Code that draws figures
----------
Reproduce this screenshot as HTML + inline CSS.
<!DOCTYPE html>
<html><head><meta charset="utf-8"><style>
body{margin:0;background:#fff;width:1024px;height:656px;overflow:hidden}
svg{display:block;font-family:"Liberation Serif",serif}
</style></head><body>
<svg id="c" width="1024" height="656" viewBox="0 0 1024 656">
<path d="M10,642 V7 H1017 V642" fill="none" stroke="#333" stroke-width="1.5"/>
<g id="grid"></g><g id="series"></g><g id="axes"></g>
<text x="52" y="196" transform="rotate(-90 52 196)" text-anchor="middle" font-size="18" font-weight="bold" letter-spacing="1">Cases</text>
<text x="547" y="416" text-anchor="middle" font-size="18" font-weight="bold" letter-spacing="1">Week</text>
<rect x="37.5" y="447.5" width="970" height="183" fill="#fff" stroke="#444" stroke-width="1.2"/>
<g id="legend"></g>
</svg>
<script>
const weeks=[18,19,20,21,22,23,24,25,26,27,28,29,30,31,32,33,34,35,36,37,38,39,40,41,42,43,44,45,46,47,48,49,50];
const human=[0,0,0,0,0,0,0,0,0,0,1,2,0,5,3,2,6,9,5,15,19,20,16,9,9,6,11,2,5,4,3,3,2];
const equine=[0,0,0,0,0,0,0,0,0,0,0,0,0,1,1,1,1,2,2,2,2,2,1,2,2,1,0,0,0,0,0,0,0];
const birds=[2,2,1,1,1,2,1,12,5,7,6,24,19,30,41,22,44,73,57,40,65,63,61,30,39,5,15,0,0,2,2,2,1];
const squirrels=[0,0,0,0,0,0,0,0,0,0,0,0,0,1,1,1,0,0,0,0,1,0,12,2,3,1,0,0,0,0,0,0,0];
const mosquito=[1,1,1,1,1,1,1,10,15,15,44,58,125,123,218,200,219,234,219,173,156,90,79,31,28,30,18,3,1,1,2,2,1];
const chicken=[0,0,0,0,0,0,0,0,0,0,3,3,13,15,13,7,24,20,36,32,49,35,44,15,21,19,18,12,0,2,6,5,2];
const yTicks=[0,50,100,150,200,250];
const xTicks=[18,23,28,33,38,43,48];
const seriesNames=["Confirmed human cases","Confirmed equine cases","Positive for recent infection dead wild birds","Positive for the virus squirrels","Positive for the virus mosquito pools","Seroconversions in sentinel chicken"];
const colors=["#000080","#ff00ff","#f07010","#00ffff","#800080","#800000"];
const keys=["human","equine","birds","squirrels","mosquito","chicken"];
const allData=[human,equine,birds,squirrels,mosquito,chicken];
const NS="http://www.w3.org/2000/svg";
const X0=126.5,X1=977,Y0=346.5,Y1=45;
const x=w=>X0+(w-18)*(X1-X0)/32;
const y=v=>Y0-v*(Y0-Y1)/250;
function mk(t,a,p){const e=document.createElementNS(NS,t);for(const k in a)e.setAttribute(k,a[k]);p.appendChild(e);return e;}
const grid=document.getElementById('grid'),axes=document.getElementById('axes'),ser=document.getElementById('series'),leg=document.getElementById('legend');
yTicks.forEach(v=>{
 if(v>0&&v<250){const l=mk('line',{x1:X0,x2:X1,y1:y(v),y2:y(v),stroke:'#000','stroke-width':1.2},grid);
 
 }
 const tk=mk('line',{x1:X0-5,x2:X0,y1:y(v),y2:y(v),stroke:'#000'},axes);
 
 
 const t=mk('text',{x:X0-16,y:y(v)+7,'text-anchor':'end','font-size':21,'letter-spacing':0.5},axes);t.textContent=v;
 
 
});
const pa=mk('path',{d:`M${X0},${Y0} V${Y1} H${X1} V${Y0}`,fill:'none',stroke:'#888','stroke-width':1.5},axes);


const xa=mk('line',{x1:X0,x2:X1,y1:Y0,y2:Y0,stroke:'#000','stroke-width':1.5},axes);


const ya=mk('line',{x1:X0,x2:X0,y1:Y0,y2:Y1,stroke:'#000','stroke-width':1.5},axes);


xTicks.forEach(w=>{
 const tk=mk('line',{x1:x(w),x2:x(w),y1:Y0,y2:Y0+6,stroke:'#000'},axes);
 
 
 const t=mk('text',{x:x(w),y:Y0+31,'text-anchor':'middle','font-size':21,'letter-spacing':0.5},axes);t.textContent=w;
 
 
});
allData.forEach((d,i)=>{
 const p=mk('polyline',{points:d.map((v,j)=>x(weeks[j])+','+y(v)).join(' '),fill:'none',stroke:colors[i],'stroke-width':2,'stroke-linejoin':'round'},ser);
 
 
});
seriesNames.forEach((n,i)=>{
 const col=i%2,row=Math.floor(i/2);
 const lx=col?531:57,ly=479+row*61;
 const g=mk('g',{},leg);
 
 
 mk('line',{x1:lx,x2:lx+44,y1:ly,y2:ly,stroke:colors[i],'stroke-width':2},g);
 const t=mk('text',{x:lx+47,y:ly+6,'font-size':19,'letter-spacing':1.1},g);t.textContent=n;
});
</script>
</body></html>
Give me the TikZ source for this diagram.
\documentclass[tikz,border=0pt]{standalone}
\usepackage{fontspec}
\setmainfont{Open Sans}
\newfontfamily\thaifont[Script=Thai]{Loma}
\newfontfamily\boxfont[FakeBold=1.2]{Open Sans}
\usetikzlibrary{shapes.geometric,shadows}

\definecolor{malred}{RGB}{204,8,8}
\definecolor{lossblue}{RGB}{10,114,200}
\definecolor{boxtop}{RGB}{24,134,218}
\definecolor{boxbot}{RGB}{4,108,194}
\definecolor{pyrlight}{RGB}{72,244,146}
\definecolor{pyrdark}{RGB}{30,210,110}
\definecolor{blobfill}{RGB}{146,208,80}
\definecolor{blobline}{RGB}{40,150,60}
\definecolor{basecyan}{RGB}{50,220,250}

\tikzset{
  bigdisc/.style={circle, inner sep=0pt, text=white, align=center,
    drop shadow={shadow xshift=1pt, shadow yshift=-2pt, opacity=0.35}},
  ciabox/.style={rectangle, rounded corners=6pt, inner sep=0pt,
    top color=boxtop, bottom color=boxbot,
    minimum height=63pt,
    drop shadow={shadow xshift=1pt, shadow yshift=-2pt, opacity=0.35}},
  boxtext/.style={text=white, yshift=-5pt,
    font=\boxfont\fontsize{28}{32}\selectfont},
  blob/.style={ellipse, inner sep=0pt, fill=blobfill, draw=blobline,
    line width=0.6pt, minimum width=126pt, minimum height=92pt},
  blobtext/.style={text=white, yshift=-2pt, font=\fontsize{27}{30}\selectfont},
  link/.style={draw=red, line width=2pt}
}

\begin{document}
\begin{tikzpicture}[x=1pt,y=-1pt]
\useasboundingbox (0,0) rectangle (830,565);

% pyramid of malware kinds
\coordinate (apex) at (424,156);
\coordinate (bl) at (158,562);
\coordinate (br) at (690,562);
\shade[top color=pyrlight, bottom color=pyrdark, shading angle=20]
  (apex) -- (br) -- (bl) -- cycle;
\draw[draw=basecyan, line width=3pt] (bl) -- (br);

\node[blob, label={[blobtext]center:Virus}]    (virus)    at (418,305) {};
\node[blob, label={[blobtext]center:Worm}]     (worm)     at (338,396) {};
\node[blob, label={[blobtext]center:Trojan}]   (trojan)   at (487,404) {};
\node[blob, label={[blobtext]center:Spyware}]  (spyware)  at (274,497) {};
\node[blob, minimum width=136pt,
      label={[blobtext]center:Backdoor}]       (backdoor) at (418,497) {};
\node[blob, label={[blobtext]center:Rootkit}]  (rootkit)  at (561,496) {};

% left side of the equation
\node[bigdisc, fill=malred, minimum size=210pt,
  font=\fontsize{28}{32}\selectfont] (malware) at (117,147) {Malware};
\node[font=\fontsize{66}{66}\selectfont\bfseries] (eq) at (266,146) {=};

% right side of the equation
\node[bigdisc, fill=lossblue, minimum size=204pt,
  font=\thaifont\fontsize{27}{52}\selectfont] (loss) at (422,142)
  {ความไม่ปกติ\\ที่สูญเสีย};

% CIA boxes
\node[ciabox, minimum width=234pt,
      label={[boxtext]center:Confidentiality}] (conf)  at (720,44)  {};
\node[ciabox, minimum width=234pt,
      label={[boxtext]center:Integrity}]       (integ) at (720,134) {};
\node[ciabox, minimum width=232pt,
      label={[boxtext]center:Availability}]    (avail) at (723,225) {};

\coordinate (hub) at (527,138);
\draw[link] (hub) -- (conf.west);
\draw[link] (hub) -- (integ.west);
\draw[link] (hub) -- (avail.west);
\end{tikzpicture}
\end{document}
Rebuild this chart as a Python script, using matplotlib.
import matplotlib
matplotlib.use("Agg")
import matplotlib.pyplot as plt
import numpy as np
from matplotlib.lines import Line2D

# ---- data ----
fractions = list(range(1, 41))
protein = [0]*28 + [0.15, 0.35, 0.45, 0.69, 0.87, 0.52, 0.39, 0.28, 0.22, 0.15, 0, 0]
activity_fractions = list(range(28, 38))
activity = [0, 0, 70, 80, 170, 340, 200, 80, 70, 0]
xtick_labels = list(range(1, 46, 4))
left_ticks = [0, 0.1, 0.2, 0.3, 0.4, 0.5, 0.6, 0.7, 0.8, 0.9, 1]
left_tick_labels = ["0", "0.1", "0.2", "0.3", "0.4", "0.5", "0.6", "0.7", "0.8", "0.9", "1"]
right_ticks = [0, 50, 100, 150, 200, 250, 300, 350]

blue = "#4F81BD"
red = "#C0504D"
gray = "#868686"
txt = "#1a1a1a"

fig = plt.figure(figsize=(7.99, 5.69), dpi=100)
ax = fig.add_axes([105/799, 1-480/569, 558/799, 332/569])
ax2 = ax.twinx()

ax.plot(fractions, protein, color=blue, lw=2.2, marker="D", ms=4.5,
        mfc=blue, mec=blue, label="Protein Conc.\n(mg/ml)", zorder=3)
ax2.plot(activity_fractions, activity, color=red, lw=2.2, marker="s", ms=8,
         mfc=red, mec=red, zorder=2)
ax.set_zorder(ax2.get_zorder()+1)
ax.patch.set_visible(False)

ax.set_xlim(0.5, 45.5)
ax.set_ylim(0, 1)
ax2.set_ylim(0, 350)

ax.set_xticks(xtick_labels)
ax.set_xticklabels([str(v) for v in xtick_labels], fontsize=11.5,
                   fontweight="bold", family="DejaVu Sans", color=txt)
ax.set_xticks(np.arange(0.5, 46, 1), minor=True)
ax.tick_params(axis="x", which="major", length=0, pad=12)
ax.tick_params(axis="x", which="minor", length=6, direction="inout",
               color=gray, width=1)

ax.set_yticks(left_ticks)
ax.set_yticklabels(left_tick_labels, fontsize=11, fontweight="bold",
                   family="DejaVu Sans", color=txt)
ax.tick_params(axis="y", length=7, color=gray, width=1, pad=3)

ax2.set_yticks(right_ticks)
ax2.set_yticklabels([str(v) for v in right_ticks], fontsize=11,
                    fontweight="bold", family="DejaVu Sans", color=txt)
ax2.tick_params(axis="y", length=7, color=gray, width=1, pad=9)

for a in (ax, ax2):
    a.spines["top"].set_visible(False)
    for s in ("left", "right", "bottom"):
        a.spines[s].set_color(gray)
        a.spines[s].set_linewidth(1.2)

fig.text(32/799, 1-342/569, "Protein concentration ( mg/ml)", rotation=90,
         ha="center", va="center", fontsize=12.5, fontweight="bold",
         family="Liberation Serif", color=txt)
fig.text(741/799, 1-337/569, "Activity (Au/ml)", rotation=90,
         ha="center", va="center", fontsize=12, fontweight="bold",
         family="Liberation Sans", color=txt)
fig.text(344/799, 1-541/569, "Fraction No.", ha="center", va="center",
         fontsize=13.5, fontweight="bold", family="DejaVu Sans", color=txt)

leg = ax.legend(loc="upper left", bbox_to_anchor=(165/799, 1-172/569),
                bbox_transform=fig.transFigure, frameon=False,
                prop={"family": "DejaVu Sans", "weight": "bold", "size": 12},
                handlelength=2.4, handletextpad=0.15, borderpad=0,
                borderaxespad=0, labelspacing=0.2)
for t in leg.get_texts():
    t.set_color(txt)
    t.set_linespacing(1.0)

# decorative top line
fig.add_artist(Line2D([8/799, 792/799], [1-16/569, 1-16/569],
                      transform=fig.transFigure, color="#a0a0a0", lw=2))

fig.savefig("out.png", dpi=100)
----------
▶ **Exercise instructions**
Some lines of the records may hold the word "this". How many do? Answer with a number and nothing else.

▶ **Output of the exercise**
3